I think, when we are speaking of Copyright amendments in India (given the discussions have started "privately")- what is extremely essential is to think of inclusivity of perspectives. We need to see whether our law even represents our culture in the first place?
When it comes to music or dance- it clearly doesn't. We have been a primarily oral, collaborative and improvisational culture- so rather than focussing on more authors rights and independent musicians rights etc., we need to question whether signing Berne was a good decision?
Do those principles of originality, author as an individual composer, performer-author divide and even the requirement of fixation, represent our culture? Or are an imposition. Of course we NEED to go beyond keeping entertainment superstars like Javed Akhtar at the forefront
They will never question ownership, as they are making millions of it. Pls involve ground level artists, and ask whether these legal stipulations actually represent what they practice?

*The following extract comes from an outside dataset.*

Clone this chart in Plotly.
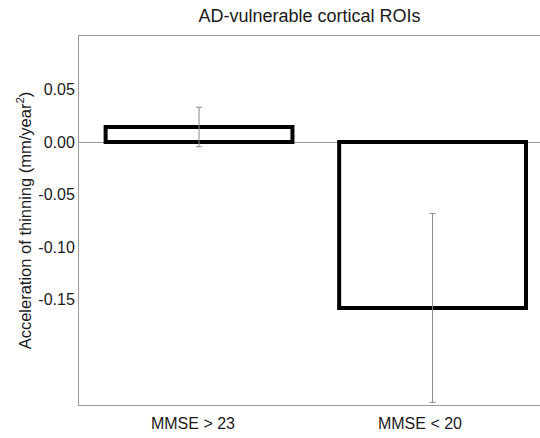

Also, is the author-owner divide even working? are they even getting access to an audience?
Is the cultural dialogue monologic and elitist? @brianlfrye wrote that IP is a privilege. Well yes, it reeks of privilege- as the landlords are those who have the capability to show stuff to the audience as the "first mover". What if I thought and sang the same tune before you...
but I just didn't have an audience, due to umm - structural inequalities? Why is the law unfair to me? Because I'm poor? Fuck the law then.
This is what we need to see. Is the law for us? Or for certain superstars and landlords - who think they are "it"?